[Fwd: User account ( hacked ) of FC6 System]
Tim
ignored_mailbox at yahoo.com.au
Mon Feb 12 10:22:10 UTC 2007
Tim:
>> I am curious whether a user can cause system problems by modifying
>> their own files?
Les:
> Yes, they can. There are many many files in the user account that
> either begin with "." or reside in a directory that begins with "."
> that the user owns and can modify, which are in fact modified by the
> controls for the various applications, so write capability is required
> for customization. If you go to a users directory and do the command
> % ls -al
>
> You will see a number of files and directories that begin with "."
> in each of these there are controls for the applications behavior from
> ".login" to ".bashrc" or ".kashrc" to various ".ini" files or ".dat"
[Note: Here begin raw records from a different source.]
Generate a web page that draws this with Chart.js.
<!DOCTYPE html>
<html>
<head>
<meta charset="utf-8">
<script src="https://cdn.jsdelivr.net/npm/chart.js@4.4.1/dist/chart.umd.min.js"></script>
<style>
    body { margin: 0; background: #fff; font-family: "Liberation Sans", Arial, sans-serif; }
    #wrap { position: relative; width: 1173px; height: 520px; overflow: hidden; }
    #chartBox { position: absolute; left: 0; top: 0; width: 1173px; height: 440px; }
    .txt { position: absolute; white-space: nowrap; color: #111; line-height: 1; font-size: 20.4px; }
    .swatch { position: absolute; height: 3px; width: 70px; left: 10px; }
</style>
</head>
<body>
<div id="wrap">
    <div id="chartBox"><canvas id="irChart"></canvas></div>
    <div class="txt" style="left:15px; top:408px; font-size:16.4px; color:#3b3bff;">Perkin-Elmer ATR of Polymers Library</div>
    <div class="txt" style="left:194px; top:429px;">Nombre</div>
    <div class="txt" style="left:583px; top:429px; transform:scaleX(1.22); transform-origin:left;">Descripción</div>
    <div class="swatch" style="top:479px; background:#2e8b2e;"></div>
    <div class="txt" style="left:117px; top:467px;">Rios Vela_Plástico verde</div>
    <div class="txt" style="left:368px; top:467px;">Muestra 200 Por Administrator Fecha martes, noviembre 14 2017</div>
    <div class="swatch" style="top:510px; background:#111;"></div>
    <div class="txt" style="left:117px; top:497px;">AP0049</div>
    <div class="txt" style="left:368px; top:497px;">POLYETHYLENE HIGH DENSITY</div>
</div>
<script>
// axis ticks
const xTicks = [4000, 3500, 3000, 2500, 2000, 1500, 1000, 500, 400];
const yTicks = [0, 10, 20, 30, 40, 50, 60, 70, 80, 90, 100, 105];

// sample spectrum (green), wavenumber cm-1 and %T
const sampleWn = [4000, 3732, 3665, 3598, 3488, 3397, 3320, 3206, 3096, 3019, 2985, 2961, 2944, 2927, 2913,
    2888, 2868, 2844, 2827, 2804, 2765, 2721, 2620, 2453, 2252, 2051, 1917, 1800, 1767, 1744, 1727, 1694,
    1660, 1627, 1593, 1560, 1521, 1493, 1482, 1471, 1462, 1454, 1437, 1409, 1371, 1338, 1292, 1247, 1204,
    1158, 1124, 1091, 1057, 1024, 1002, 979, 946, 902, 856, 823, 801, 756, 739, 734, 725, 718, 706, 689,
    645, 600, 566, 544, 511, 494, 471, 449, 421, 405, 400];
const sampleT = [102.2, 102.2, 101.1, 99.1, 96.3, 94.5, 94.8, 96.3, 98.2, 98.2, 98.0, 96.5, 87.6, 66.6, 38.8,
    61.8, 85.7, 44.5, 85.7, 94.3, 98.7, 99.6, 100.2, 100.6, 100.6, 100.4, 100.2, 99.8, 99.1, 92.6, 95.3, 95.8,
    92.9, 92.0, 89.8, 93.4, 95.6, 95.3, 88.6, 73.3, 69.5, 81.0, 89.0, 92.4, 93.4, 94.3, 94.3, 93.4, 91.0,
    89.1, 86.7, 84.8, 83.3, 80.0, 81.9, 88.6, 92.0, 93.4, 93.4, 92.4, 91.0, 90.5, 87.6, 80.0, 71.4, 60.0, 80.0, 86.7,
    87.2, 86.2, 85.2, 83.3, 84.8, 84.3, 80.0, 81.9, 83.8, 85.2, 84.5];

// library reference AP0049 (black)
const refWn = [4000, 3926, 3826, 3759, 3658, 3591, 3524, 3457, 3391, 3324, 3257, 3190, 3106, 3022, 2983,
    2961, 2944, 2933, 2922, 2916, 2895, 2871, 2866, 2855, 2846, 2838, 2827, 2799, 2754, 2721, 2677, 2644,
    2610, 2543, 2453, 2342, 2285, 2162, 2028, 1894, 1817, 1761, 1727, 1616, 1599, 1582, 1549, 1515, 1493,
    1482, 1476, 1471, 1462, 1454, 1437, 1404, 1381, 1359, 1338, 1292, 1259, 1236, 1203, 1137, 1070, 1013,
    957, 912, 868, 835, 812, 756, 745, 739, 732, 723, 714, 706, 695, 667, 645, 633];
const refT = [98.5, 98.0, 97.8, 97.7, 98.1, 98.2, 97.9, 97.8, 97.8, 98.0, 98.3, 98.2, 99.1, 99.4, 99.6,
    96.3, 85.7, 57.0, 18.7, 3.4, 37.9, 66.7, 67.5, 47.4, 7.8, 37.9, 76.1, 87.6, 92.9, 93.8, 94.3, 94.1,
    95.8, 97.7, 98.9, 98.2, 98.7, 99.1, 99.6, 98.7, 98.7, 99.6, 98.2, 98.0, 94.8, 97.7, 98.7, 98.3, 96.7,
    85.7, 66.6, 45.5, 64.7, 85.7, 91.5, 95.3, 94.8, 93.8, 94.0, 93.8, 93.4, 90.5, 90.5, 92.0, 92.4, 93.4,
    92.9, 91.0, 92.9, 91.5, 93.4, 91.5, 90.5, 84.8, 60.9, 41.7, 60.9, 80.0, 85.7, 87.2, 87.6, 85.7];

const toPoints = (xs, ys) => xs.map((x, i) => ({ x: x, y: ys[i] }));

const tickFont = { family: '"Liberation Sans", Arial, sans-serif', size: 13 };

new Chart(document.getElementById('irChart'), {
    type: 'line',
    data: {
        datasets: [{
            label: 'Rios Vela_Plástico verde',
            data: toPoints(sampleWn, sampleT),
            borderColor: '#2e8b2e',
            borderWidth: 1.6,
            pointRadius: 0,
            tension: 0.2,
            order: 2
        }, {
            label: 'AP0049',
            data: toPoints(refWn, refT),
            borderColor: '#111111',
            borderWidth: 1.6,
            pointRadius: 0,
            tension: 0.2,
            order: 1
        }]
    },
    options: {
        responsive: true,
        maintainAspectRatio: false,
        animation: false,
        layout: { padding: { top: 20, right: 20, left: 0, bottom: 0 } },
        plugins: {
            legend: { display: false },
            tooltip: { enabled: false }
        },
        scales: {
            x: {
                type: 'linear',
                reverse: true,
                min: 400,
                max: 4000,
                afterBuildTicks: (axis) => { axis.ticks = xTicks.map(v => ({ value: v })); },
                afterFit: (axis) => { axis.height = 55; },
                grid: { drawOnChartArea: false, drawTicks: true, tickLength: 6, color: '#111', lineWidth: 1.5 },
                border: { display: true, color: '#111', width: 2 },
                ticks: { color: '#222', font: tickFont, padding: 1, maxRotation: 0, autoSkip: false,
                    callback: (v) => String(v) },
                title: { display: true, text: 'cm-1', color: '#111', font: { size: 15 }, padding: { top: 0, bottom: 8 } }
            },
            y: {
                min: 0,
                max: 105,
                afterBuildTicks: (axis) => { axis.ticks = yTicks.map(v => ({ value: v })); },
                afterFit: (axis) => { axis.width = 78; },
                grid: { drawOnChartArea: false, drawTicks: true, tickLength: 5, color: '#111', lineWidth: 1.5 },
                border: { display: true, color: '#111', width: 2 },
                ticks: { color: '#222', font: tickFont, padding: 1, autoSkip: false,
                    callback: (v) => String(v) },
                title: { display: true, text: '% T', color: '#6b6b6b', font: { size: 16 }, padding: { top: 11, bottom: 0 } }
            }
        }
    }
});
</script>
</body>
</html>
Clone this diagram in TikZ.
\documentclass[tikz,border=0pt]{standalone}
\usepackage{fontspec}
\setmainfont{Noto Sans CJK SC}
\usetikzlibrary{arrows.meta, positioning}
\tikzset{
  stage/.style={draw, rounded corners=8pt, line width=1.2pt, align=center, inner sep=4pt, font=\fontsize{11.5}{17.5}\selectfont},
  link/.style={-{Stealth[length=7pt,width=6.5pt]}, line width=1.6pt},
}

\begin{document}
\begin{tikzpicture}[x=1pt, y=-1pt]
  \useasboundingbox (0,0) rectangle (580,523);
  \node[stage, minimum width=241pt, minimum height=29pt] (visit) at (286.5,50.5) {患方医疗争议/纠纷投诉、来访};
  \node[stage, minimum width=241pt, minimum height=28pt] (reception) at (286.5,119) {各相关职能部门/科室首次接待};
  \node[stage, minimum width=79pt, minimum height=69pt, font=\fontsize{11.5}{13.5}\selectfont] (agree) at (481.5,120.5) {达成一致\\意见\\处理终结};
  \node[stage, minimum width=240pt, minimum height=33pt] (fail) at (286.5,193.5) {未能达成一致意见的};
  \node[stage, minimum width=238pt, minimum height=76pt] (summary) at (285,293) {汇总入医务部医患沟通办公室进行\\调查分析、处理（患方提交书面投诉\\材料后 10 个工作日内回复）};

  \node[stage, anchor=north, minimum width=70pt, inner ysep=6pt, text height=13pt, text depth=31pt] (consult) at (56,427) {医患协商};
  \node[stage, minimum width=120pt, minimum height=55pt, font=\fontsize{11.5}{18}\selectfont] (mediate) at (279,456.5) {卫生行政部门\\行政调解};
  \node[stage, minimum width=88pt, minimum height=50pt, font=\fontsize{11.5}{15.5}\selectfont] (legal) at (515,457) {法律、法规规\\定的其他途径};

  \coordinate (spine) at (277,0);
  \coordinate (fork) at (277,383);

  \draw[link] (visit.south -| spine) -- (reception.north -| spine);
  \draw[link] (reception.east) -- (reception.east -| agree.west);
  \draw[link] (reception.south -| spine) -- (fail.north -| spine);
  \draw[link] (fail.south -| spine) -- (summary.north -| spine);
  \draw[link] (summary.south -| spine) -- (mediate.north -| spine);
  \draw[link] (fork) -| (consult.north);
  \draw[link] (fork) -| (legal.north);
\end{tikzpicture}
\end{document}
> files that are used to setup and initialize applications, or in the
> case of the browser to select plugins to decode some forms of web
> data, such as JAVA or Jscript, movie formats, still photograph
> formats, downloads, etc. etc.
That much I know. They can affect how *they* use their account, but can
they affect the "system"? i.e. What the computer does in their absence,
and how other users use it?
Sure, I can stuff up my .bash* files, and make it impossible for me to
use my account properly. But the next person to log on isn't using my
account, and isn't affected by my mangled .bash* files. The question is
can I do something to my personal files that isn't restricted to my own
use of a system?
--
(This box runs FC5, my others run FC4 & FC6, in case that's
important to the thread.)
Don't send private replies to my address, the mailbox is ignored.